Saturday 15 November Hunter Valley, Hope Estate (new show)

Tuesday 18 November Brisbane, Entertainment Centre (previously Wednesday 2 April)

Saturday 22 November Auckland, Mt Smart Stadium (previously Saturday 5 April)

Ticket holders who are able to attend the rescheduled date don't need to do anything, their existing ticket will remain valid and their location within the venue will remain unchanged. Those unable to attend the new shows have been asked to seek a refund from their original point of purchase prior to 5pm (local time to the venue) on Monday 28 April, 2014

Refunds to be secured from point of purchase

Consumers are encouraged to seek a refund as soon as possible from their original point of purchase. These are:

Are consumers entitled to a refund for the ticket purchase price?

Yes. Frontier Touring have confirmed consumers can receive a refund if the rescheduled tour dates do not suit them. And under the Australian Consumer Law (ACL), consumers have an automatic right to a refund on an authorised ticket to an event if the event is cancelled. Consumers can also claim a refund where an event is postponed and the new dates are unsuitable for them.

Can I recoup other costs, like travel or accommodation?

In the first instance, you should seek a refund or date change with the airline and hotel you've booked with. While airlines and hotels aren’t obligated to provide refunds, some may show discretion in helping consumers get a positive outcome in this unpredictable situation.

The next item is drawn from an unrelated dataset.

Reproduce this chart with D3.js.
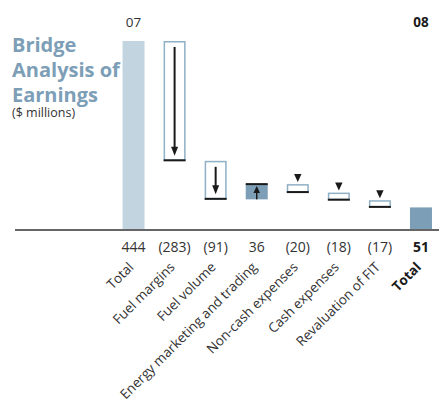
<!DOCTYPE html>
<html>
<head>
<meta charset="utf-8">
<script src="https://cdn.jsdelivr.net/npm/d3@7"></script>
<style>
	body { margin: 0; background: #fff; }
	svg { display: block; font-family: "Open Sans", sans-serif; }
</style>
</head>
<body>
<div id="chart"></div>
<script>
// chart data
const categories = ["Total", "Fuel margins", "Fuel volume", "Energy marketing and trading",
	"Non-cash expenses", "Cash expenses", "Revaluation of FIT", "Total"];
const values = [444, -283, -91, 36, -20, -18, -17, 51];
const kinds = ["total", "delta", "delta", "delta", "delta", "delta", "delta", "total"];
const yearLabels = ["07", "08"];
const titleLines = ["Bridge", "Analysis of", "Earnings"];
const unitLabel = "($ millions)";

const width = 439;
const height = 408;

const lightBlue = "#c3d4e1";
const steel = "#7c9eb6";
const boxStroke = "#8fb0c5";
const ink = "#1a1a1a";
const grey = "#333";

// running start / end of every step
let run = 0;
const steps = values.map((v, i) => {
	let s;
	if (kinds[i] === "total") {
		s = { i, v, y0: 0, y1: v };
		run = v;
	} else {
		s = { i, v, y0: run, y1: run + v };
		run += v;
	}
	return s;
});

const svg = d3
	.select("#chart")
	.append("svg")
	.attr("width", width)
	.attr("height", height);

const x = d3
	.scaleBand()
	.domain(d3.range(categories.length))
	.range([113, 441.5])
	.paddingInner(0.464)
	.paddingOuter(0.232);

const y = d3.scaleLinear().domain([0, 444]).range([229, 41]);

const cx = (i) => x(i) + x.bandwidth() / 2;
const bw = x.bandwidth();

// title
const title = svg.append("g").attr("class", "title");
title
	.selectAll("text")
	.data(titleLines)
	.join("text")
	.attr("x", 12)
	.attr("y", (d, i) => 52 + i * 25)
	.attr("fill", steel)
	.attr("font-size", 20)
	.attr("font-weight", "bold")
	.text((d) => d);
title
	.append("text")
	.attr("x", 12)
	.attr("y", 117)
	.attr("fill", grey)
	.attr("font-size", 12.5)
	.text(unitLabel);

// year labels above the totals
svg.append("text")
	.attr("x", cx(0))
	.attr("y", 27)
	.attr("text-anchor", "middle")
	.attr("font-size", 13.5)
	.attr("fill", grey)
	.text(yearLabels[0]);
svg.append("text")
	.attr("x", cx(categories.length - 1))
	.attr("y", 27)
	.attr("text-anchor", "middle")
	.attr("font-size", 13.5)
	.attr("font-weight", "bold")
	.attr("fill", ink)
	.text(yearLabels[1]);

// baseline
svg.append("line")
	.attr("x1", 15)
	.attr("x2", width)
	.attr("y1", y(0) + 1)
	.attr("y2", y(0) + 1)
	.attr("stroke", "#666")
	.attr("stroke-width", 2);

const bars = svg.append("g").attr("class", "bars");

steps.forEach((s) => {
	const top = y(Math.max(s.y0, s.y1));
	const bot = y(Math.min(s.y0, s.y1));
	const h = bot - top;
	const left = x(s.i);
	const c = cx(s.i);

	if (kinds[s.i] === "total") {
		bars.append("rect")
			.attr("x", left)
			.attr("y", top)
			.attr("width", bw)
			.attr("height", h)
			.attr("fill", s.i === 0 ? lightBlue : steel);
		return;
	}

	if (s.v > 0) {
		// increase: filled box, black line at the new level
		bars.append("rect")
			.attr("x", left)
			.attr("y", top)
			.attr("width", bw)
			.attr("height", h)
			.attr("fill", steel);
		bars.append("line")
			.attr("x1", left).attr("x2", left + bw)
			.attr("y1", top).attr("y2", top)
			.attr("stroke", ink).attr("stroke-width", 2);
		bars.append("line")
			.attr("x1", c).attr("x2", c)
			.attr("y1", bot).attr("y2", top + 7)
			.attr("stroke", ink).attr("stroke-width", 1.5);
		bars.append("path")
			.attr("d", `M${c - 3.3},${top + 9}L${c + 3.3},${top + 9}L${c},${top + 2}Z`)
			.attr("fill", ink);
		return;
	}

	// decrease: outlined box, black line at the new level
	bars.append("rect")
		.attr("x", left + 0.75)
		.attr("y", top + 0.75)
		.attr("width", bw - 1.5)
		.attr("height", h - 1.5)
		.attr("fill", "#fff")
		.attr("stroke", boxStroke)
		.attr("stroke-width", 1.5);
	bars.append("line")
		.attr("x1", left).attr("x2", left + bw)
		.attr("y1", bot - 0.5).attr("y2", bot - 0.5)
		.attr("stroke", ink).attr("stroke-width", 2);

	if (h > 20) {
		// arrow inside the box
		bars.append("line")
			.attr("x1", c).attr("x2", c)
			.attr("y1", top + 6).attr("y2", bot - 12)
			.attr("stroke", ink).attr("stroke-width", 2);
		bars.append("path")
			.attr("d", `M${c - 3.5},${bot - 14}L${c + 3.5},${bot - 14}L${c},${bot - 5}Z`)
			.attr("fill", ink);
	} else {
		// small triangle above the box
		bars.append("path")
			.attr("d", `M${c - 3.7},${top - 10}L${c + 3.7},${top - 10}L${c},${top - 2}Z`)
			.attr("fill", ink);
	}
});

// value labels
const fmt = (v) => (v < 0 ? `(${Math.abs(v)})` : `${v}`);
svg.append("g")
	.selectAll("text")
	.data(steps)
	.join("text")
	.attr("x", (d) => cx(d.i))
	.attr("y", 251.5)
	.attr("text-anchor", "middle")
	.attr("font-size", 14)
	.attr("font-weight", (d) => (d.i === categories.length - 1 ? "bold" : "normal"))
	.attr("fill", (d) => (d.i === categories.length - 1 ? ink : grey))
	.text((d) => fmt(d.v));

// category labels, rotated
svg.append("g")
	.selectAll("text")
	.data(categories)
	.join("text")
	.attr("transform", (d, i) => `translate(${cx(i) + 1}, 268) rotate(-45)`)
	.attr("text-anchor", "end")
	.attr("font-size", 13.5)
	.attr("font-weight", (d, i) => (i === categories.length - 1 ? "bold" : "normal"))
	.attr("fill", (d, i) => (i === categories.length - 1 ? ink : grey))
	.text((d) => d);
</script>
</body>
</html>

If you’re unable to change your travel arrangements, you may be covered by ticket insurance or travel insurance. If you have bought a ticket with a credit card, you may have insurance automatically included, so check with your provider.

If this is not possible, CHOICE advises consumers to get in touch with Ticketek, Ticketmaster and Frontier Touring to claim back reasonable auxiliary costs associated with attending the concert. While the Ticketing Code of Practice states that consumers are not entitled to auxiliary costs if concerts are cancelled, the ACL provides for consumers to receive compensation for consequential loss, where services aren't delivered. If Ticketek, Ticketmaster or Frontier Touring do not provide a satisfactory outcome, consumers can lodge a complaint with the department of fair trading or consumer affairs in their state.

What if I bought my tickets through a third party, online or through a scalper?

Consumers who are able to make the new dates can use their existing tickets later in the year. Unfortunately, if you need to seek a refund, the situation is complicated. Consumers must be able to show proof of purchase of tickets in order to be eligible for a refund. If you bought your tickets through a third party, such as through eBay or a ticket scalper, this may be difficult to get.

A consumer’s first step should be to check with their seller. According to eBay policies, for example, if an event is postponed or cancelled, consumers can seek a refund or replacement ticket. If you want a refund, open a case in the eBay resolution centre.